◆ **DATA SEGMENT**:
— Start —

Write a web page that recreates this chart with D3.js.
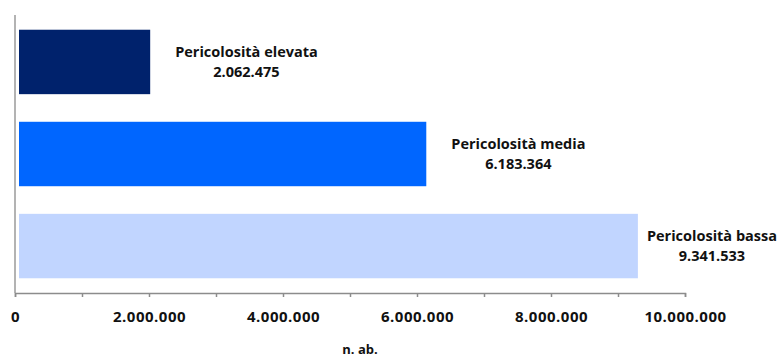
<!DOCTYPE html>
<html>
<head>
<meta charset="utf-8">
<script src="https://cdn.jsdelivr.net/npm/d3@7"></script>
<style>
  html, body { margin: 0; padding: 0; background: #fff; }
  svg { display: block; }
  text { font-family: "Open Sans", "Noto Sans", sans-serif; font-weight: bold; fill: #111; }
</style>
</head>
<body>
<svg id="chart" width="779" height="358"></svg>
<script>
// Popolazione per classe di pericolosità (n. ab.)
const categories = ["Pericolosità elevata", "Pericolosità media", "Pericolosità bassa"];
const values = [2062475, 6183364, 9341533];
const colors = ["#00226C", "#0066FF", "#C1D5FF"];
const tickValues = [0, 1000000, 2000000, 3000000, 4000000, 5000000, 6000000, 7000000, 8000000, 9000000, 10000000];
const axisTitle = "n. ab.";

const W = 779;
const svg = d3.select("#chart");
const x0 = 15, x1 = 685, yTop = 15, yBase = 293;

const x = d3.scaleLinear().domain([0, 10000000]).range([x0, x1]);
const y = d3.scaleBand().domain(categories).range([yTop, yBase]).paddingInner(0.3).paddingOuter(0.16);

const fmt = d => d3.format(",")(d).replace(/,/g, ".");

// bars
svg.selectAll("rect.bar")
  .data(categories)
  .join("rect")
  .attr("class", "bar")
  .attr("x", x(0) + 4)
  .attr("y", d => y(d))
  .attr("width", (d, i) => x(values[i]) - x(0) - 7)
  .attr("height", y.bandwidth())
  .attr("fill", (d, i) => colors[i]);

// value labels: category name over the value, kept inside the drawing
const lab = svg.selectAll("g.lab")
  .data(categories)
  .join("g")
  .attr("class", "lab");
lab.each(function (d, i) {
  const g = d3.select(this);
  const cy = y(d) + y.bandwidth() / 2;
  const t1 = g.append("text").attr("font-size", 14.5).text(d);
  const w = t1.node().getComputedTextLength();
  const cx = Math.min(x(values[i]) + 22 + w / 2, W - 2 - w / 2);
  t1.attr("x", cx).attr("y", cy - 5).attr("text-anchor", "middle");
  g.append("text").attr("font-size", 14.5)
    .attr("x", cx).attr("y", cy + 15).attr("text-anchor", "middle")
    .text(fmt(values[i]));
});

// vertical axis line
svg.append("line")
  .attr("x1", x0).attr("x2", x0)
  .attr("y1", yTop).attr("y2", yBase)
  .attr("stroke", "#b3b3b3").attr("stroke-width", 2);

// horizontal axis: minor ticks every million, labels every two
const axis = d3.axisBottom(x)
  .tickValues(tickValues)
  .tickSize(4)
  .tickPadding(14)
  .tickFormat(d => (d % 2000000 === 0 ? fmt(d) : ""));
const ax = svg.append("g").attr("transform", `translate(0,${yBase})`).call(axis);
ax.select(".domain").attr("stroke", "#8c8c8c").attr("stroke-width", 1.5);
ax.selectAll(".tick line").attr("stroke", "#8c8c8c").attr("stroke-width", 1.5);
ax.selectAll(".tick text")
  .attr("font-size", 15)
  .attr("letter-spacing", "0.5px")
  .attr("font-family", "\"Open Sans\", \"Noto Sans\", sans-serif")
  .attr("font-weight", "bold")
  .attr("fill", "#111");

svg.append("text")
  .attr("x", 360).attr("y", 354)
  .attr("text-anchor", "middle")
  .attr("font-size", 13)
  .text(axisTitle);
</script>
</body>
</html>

— End —

◆ **WHAT NEEDS TO BE DONE**: Write out each line of the data that holds the string "this".

◆ **REPLY**:
Write a web page that recreates this chart with D3.js.
  const g = d3.select(this);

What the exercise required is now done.